# WHAT IS BEING ASKED:
Transcribe only the part of the material below that begins at the line containing "Write the React, TypeScript" and ends at the line containing "import * as", with both kept and images left out.

# EXERCISE MATERIALS:
##########

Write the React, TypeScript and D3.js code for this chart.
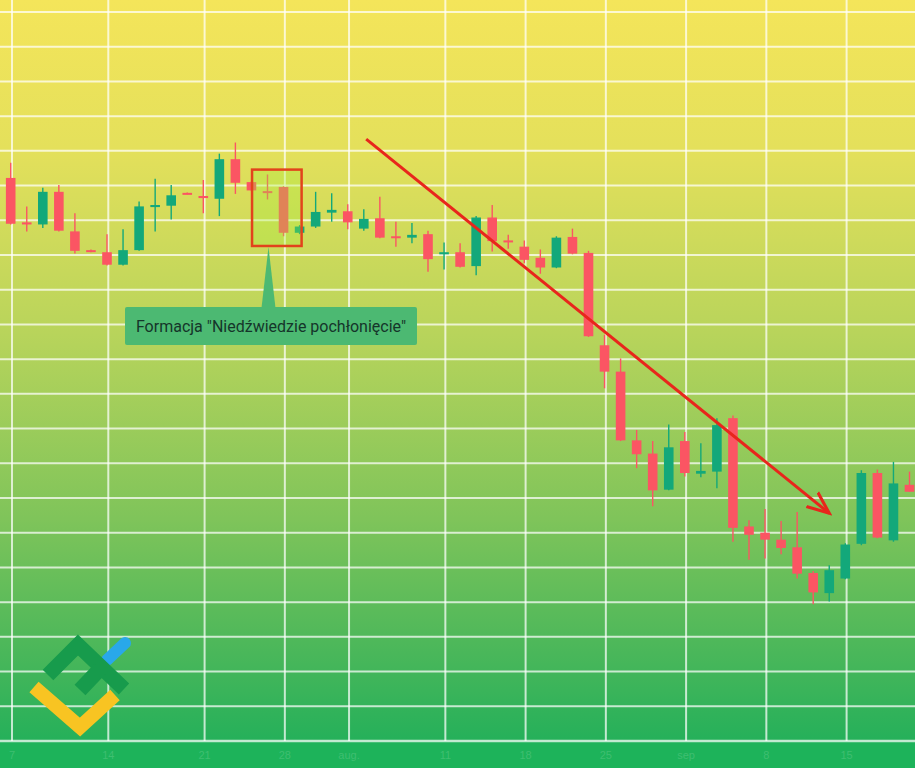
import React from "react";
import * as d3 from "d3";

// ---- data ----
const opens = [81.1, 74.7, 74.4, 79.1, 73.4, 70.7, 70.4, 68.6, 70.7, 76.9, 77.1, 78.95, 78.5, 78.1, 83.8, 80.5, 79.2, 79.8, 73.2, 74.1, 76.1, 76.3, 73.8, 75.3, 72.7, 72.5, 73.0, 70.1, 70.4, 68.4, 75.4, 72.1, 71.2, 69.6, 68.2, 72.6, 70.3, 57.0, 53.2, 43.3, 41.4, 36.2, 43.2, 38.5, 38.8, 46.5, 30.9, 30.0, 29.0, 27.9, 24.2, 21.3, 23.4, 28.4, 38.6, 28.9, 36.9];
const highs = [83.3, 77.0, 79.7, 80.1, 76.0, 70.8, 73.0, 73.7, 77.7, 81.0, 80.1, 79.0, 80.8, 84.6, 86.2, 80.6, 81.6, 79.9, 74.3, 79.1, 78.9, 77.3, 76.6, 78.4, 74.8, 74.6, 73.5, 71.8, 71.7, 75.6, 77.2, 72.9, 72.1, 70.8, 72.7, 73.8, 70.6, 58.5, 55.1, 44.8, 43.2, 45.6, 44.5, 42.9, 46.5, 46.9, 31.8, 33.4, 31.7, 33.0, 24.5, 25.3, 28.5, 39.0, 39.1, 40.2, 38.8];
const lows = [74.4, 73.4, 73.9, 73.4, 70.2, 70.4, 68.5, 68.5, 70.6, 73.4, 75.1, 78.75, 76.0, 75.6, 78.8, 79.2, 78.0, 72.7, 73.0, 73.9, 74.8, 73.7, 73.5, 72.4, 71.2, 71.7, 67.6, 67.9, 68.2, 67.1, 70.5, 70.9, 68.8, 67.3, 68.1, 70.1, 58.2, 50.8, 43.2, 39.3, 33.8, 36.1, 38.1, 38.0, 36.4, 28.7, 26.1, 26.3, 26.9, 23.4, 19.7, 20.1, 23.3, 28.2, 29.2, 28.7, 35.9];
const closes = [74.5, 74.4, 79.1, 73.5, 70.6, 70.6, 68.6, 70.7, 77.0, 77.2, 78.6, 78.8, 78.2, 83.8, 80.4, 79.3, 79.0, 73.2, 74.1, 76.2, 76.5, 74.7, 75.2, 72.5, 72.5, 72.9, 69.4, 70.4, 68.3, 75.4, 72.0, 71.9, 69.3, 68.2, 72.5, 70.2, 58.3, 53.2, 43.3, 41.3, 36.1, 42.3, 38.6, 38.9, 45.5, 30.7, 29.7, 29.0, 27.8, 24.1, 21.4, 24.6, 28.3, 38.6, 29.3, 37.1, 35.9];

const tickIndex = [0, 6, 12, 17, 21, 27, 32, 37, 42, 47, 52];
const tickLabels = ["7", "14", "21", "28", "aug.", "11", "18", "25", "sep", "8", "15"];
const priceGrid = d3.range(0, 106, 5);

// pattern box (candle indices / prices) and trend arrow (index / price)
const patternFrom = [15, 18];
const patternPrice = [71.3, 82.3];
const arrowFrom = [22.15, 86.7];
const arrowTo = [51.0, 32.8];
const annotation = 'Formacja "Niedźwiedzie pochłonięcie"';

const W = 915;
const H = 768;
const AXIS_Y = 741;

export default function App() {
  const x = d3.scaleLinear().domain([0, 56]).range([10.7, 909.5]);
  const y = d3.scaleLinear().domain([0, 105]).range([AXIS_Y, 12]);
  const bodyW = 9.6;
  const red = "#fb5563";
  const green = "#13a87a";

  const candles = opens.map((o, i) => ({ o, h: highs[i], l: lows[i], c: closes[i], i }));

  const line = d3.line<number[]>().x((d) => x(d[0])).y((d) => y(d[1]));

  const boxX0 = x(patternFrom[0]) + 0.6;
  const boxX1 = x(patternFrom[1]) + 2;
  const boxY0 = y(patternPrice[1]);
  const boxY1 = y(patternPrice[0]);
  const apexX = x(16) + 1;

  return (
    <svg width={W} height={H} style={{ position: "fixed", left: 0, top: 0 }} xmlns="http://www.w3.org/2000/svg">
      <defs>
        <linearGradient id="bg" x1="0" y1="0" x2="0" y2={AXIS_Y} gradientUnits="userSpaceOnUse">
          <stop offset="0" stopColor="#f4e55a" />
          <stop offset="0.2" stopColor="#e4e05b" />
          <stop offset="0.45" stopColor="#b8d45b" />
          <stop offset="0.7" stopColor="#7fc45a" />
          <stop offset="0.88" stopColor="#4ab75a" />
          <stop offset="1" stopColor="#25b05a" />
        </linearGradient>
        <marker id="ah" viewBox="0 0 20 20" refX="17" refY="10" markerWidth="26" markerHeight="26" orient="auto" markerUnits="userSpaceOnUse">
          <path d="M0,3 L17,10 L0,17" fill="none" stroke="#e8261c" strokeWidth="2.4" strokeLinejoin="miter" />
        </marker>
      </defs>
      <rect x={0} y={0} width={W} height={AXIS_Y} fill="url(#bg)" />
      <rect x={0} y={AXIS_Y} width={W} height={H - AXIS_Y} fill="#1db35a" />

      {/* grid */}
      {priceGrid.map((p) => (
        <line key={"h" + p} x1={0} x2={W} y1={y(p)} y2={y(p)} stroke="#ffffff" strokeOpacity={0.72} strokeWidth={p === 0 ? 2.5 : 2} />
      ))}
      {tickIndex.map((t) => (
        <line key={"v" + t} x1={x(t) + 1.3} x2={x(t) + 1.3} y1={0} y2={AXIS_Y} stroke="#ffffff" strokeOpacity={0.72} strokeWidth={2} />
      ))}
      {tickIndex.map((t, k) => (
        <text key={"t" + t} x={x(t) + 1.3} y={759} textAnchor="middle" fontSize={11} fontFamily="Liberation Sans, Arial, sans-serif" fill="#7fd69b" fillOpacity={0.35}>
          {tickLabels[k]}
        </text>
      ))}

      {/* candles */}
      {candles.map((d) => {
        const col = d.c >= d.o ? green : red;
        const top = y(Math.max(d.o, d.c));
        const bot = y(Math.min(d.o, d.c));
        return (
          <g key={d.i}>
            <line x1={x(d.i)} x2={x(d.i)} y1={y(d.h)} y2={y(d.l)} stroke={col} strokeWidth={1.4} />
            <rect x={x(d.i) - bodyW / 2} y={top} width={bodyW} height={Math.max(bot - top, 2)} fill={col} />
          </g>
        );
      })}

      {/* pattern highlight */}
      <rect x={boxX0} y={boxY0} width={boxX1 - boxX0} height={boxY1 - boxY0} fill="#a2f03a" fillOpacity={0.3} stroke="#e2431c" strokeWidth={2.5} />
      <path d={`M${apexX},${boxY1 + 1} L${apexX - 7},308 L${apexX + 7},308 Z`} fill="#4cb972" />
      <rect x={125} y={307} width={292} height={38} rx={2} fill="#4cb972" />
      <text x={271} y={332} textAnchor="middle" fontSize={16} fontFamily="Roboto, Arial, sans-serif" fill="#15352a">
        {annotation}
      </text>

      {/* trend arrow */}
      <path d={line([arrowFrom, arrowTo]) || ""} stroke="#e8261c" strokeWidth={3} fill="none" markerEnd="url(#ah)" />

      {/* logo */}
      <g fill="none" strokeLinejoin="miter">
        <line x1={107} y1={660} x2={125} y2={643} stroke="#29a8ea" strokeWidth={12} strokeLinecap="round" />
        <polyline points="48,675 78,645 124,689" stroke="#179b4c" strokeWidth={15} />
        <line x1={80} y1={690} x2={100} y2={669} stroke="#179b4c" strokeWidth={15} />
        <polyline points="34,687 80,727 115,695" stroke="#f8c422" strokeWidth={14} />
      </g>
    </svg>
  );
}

##########

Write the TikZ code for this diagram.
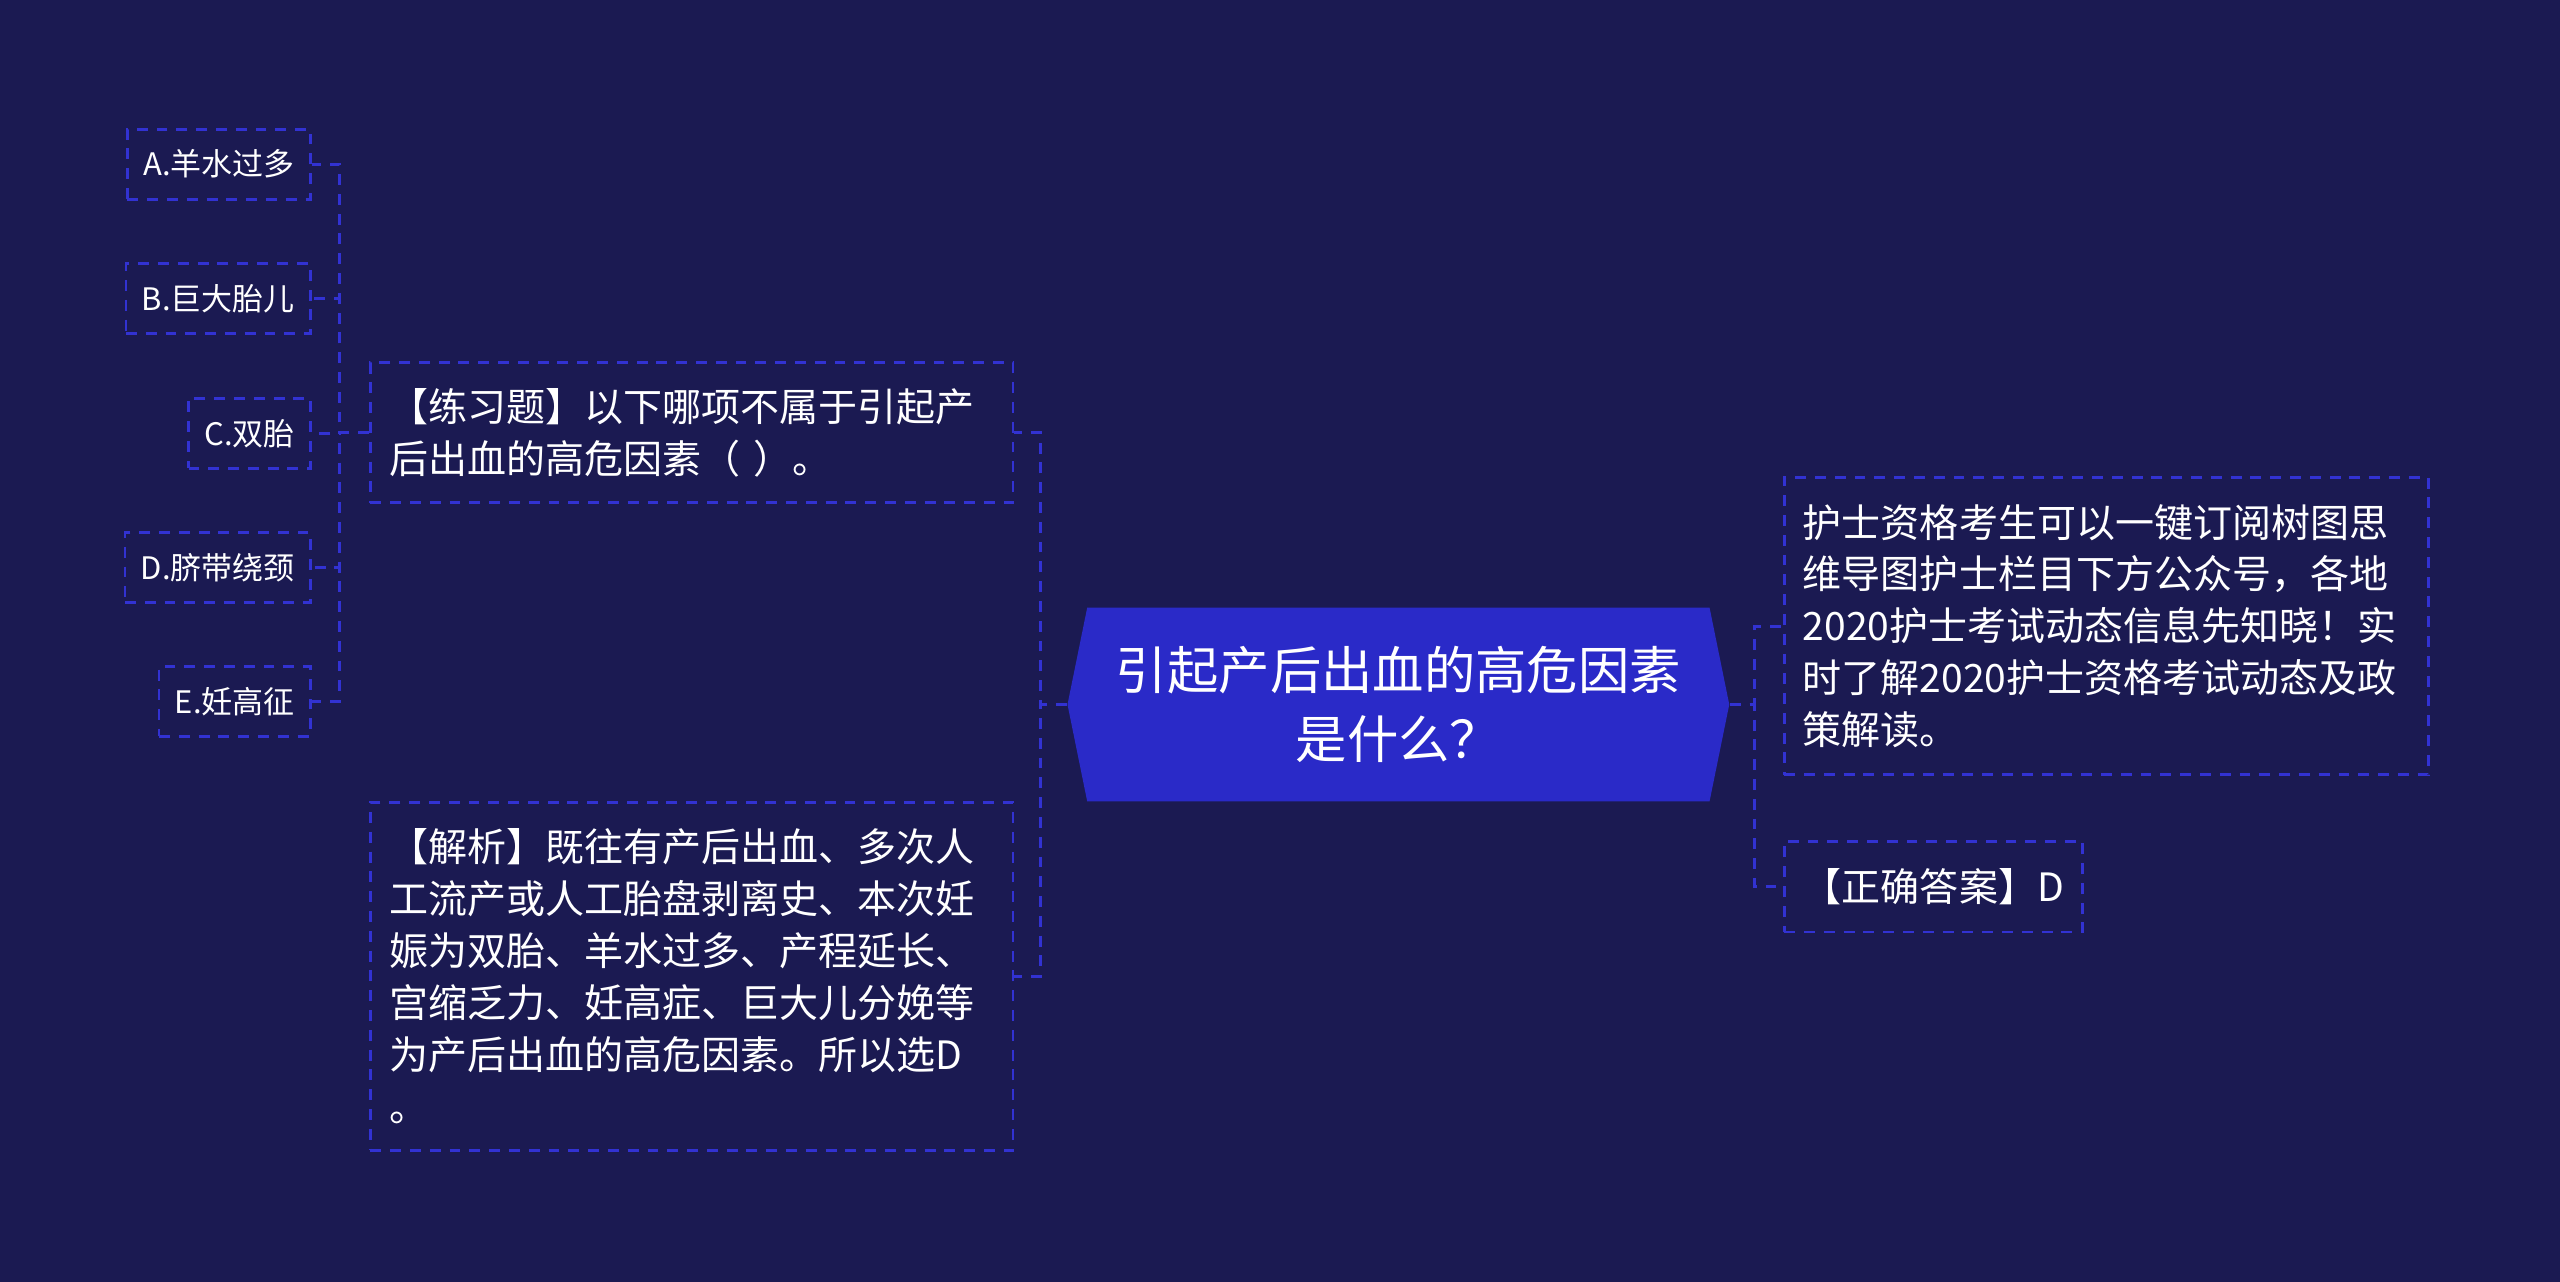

##########

# TASK SOLUTION:
Write the React, TypeScript and D3.js code for this chart.
import React from "react";
import * as d3 from "d3";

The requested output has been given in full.